## Records shown

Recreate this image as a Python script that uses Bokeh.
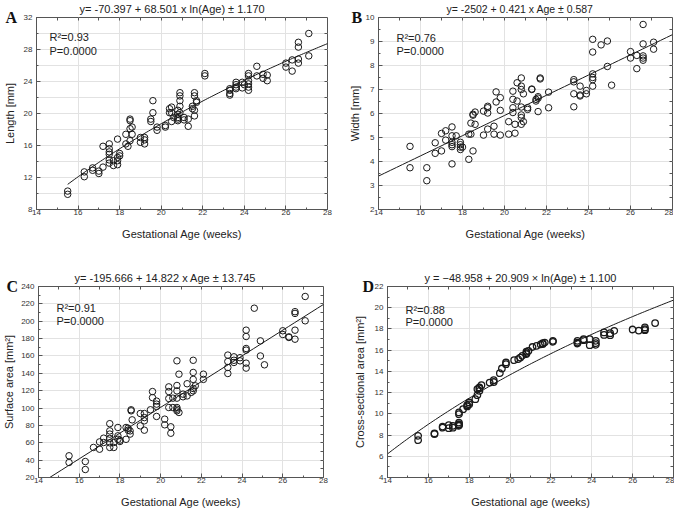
...
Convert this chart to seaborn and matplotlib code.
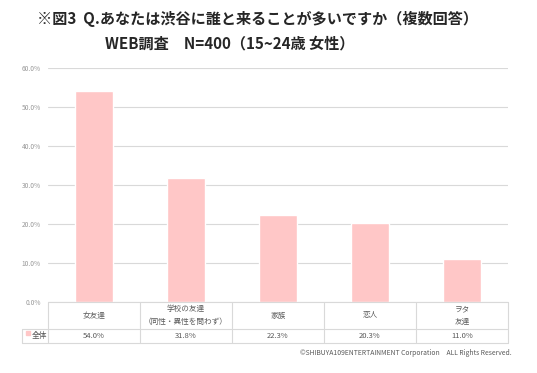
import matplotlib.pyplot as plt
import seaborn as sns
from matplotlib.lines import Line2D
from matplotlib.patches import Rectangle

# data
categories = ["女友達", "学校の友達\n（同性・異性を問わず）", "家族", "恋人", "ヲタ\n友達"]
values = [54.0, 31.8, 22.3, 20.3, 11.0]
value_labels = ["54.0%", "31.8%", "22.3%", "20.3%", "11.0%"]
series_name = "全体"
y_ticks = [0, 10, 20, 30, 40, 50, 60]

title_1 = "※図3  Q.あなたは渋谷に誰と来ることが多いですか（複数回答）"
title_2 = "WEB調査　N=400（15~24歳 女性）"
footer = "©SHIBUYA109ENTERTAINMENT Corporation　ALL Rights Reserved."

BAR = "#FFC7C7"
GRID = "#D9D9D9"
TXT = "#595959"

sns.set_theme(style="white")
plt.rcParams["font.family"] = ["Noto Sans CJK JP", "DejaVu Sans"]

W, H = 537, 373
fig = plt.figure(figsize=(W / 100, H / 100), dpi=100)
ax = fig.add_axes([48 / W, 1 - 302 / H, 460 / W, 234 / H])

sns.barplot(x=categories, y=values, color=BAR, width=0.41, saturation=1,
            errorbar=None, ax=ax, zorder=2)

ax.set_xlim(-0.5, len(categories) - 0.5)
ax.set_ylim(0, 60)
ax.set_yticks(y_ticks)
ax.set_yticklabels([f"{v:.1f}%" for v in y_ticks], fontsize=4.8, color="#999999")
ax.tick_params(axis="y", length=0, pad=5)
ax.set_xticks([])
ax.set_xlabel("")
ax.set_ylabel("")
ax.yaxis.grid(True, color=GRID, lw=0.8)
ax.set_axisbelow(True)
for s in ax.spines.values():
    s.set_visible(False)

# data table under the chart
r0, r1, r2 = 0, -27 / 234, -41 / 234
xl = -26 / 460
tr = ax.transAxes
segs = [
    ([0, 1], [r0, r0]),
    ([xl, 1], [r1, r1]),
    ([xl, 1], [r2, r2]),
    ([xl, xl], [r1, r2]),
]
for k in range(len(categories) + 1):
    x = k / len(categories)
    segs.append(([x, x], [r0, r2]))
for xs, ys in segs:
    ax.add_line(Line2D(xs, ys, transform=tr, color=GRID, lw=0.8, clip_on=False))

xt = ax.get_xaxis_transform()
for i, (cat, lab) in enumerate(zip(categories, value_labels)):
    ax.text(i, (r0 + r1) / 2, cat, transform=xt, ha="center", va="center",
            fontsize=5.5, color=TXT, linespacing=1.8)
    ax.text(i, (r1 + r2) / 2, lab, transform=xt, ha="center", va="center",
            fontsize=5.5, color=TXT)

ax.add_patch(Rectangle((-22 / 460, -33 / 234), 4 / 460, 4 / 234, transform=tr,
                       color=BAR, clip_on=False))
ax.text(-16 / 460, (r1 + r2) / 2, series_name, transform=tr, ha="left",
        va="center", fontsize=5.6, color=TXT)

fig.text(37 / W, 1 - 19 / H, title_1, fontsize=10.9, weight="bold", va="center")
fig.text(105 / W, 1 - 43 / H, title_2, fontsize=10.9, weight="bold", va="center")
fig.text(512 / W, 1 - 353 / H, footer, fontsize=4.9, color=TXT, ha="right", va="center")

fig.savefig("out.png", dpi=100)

## Short task
Both the line containing "Convert this chart" and the line containing "from matplotlib.patches import Rectangle" belong in the copy, along with every line between them. Reproduce that stretch exactly, without the pictures.

## Finished exercise
Convert this chart to seaborn and matplotlib code.
import matplotlib.pyplot as plt
import seaborn as sns
from matplotlib.lines import Line2D
from matplotlib.patches import Rectangle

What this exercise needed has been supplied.